I didn't get any books for Christmas this year, but I do have an Indigo gift card I'm dithering about what to get.
I didn't buy many books this Christmas. Youngest daughter likes the Dear Canada Diary books, and gave me a list of ones she has already read but noted that she likes "the ones with adventure or disaster types, not boring ones about Confederation or someone moves here." Noted. I got Dear Canada: All Fall Down. The Landslide Diary of Amy Roberts. I think it was sufficiently disasterly. I also think it is the same landslide that was a central plot in the wonderful The Outlander by Gil Adams. I had bought the most recent Diary of a Wimpy Kid book, but when discussing before Christmas I misunderstood her and thought she already had it, so left it in my room to be returned. A few days after Christmas she mentioned that she didn't have it. Belated Christmas gift! I can't tell you how many times my procrastination was rewarded this Christmas. I'll never improve.

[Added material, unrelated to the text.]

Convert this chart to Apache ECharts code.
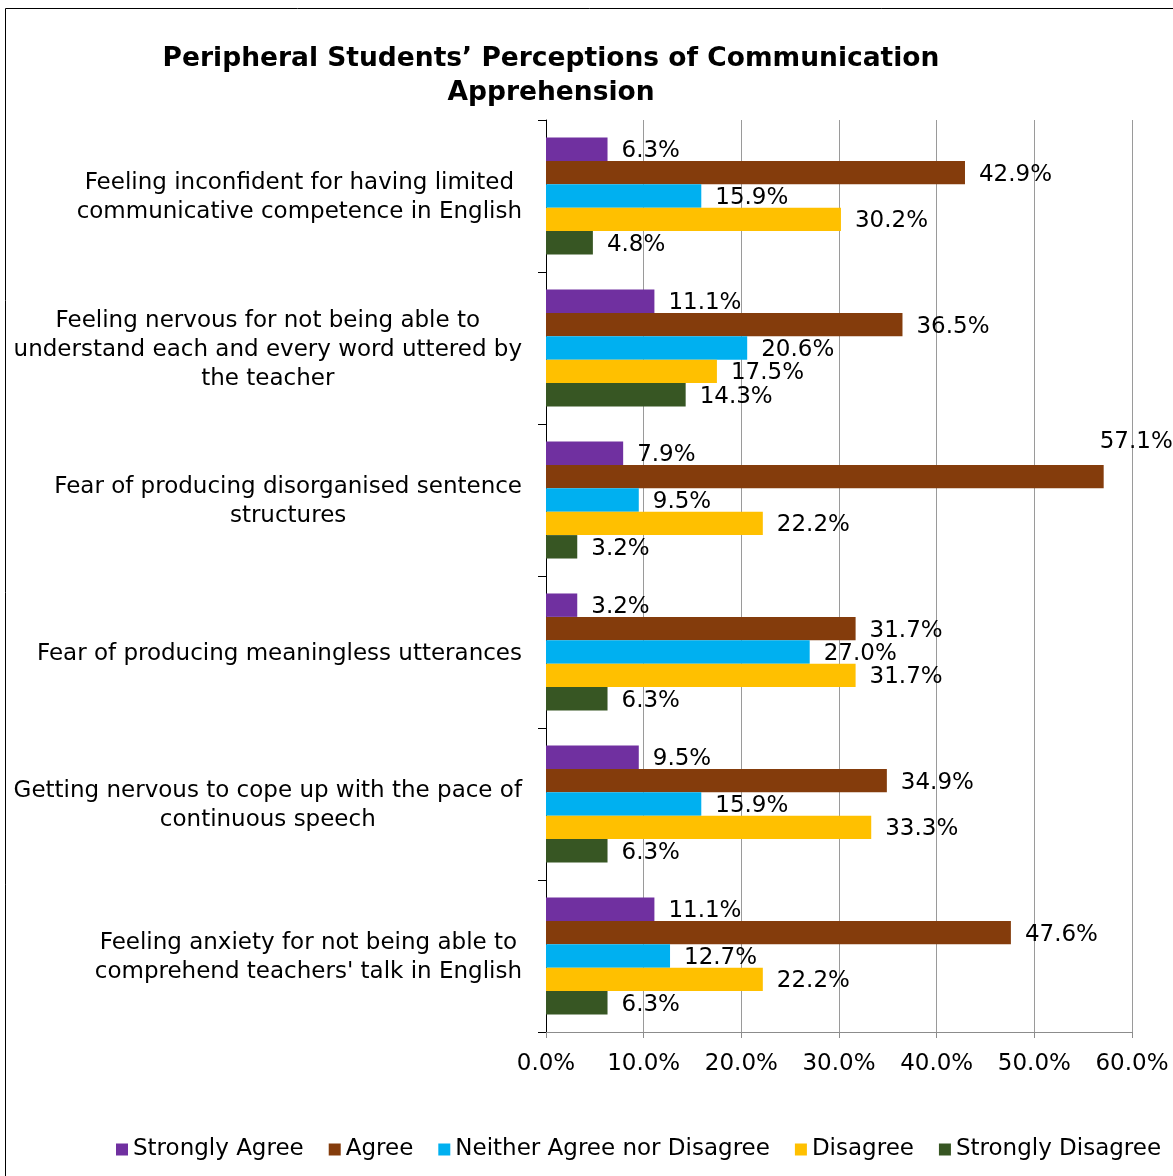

The other book news from Christmas was the beginning of a family book club. At one of those wonderful extended family gatherings (a Jersey party: we all wear hockey jerseys, eat great food, and watch a World Junior game - how Canadian are we?) it eventually ended up my sister and two of our younger cousins sitting together talking, as it often does. The 2 boys are like the younger brothers that we never had, and we are all kindred spirits. During this chat we were updating what books we've read, what movies and shows we've seen and someone mentioned how we should read a book on line together. Awesome idea! A private FB page was set up with all the readers in the family (cousins, aunts, uncles,etc) and we voted on a book from the Canada Reads nomination list. We have until March to get our book and then discuss it. Facebook such a great way for families to stay in touch (we have another private family page for pictures and news and chirping. Lots of chirping.) and discuss a book as we are spread out over Canada. I'm very excited about this new book club.